You now need to run the Testing Framework on the generated tests (Evaluation/Test Generation/TestFramework)
- In "TestingFramework" run
main_framework_filepairs_testing_llm.sh
to run all java and python filepairs and ensure we can get coverage. - Run
aggregate_data_filepairs_testing_llm.sh
to get a list of all the filepairs we can run. - Run
diff_and_resample_filepairs.sh
to sample 10 filepairs for each project in Python. - Also run
golds_to_json.sh
to generate the golds for the Testing Framework. - Now you are read to run the testing framework. To do this, run
main_framework_filepairs_testing_llm.sh
. - Finally you need to aggregate all the results, run
aggregate_data_testing_llm.sh
. This will output a CSV with all the tests generated and whether they could run or not and coverage statistics.
Finally you need to compute lexical and runtime metrics (Evaluation/Analysis)

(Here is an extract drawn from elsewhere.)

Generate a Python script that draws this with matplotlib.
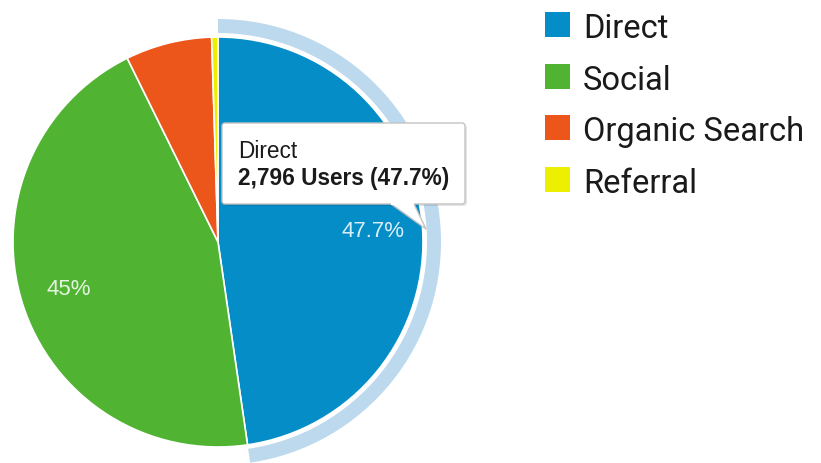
import matplotlib.pyplot as plt
from matplotlib.patches import Wedge, FancyBboxPatch, Polygon, Rectangle

# Traffic sources (users)
sources = ["Direct", "Social", "Organic Search", "Referral"]
users = [2796, 2638, 399, 29]
colors = ["#058dc7", "#50b432", "#ed561b", "#edef00"]

W, H = 821, 464
total = sum(users)


def Y(py):
    # pixel row -> data y
    return H - py


def pct_label(p):
    if p < 10:
        return ""
    s = f"{p:.1f}"
    if s.endswith(".0"):
        s = s[:-2]
    return s + "%"


fig = plt.figure(figsize=(W / 100, H / 100), dpi=100)
ax = fig.add_axes([0, 0, 1, 1])

cx, cy, r = 218, Y(243), 205

# highlight ring around the selected slice (Direct)
direct_ang = 360 * users[0] / total
ring = Wedge((cx, cy), r + 18, 90 - direct_ang, 90, width=14,
             facecolor="#bcd9ee", edgecolor="none", zorder=1)
ax.add_patch(ring)

wedges, texts, autotexts = ax.pie(
    users, colors=colors, startangle=90, counterclock=False,
    center=(cx, cy), radius=r, autopct=pct_label, pctdistance=0.76,
    wedgeprops=dict(edgecolor="white", linewidth=1.2),
    textprops=dict(color="white", alpha=0.85, fontsize=16, family="Liberation Sans"))
for w in wedges:
    w.set_zorder(2)
for t in autotexts:
    t.set_zorder(3)

# tooltip
shadow = FancyBboxPatch((224, Y(207)), 243, 81, boxstyle="round,pad=0,rounding_size=3",
                        facecolor="#000000", alpha=0.10, edgecolor="none", zorder=4)
ax.add_patch(shadow)
box = FancyBboxPatch((222, Y(205)), 243, 81, boxstyle="round,pad=0,rounding_size=3",
                     facecolor="white", edgecolor="#c4c4c4", linewidth=1, zorder=5)
ax.add_patch(box)
tail = Polygon([(391, Y(204.5)), (426, Y(230)), (414, Y(204.5))], closed=True,
               facecolor="white", edgecolor="none", zorder=6)
ax.add_patch(tail)
ax.plot([391, 426, 414], [Y(205), Y(230), Y(205)], color="#c4c4c4", lw=1, zorder=6)
ax.plot([392, 413], [Y(204.5), Y(204.5)], color="white", lw=1.5, zorder=6)

share = 100 * users[0] / total
ax.text(238, Y(158), sources[0], fontsize=16.3, family="Liberation Sans",
        color="#1a1a1a", va="baseline", zorder=7)
ax.text(238, Y(185), f"{users[0]:,} Users ({share:.1f}%)", fontsize=16.3,
        family="Liberation Sans", fontweight="bold", color="#1a1a1a",
        va="baseline", zorder=7)

# legend
for i, (name, c) in enumerate(zip(sources, colors)):
    base = 38 + i * 51.7
    ax.add_patch(Rectangle((545, Y(base)), 25, 25, facecolor=c, edgecolor="none"))
    ax.text(583, Y(base), name, fontsize=23.5, family="Roboto",
            color="#1a1a1a", va="baseline")

ax.set_xlim(0, W)
ax.set_ylim(0, H)
ax.set_aspect("equal")
ax.axis("off")

fig.savefig("out.png", dpi=100, facecolor="white")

- To compute lexical metrics, run
compute_metrics_test_framework.sh
in Analysis/TextMetrics. - Aggregate these metrics with
aggregate_metrics_test_framework.sh
. - For runtime metrics run
compute_generation_stats_testing_llm.sh
in Analysis/TestDataAnalysis, this will output a JSON file with all the runtime metrics for each model and mode run.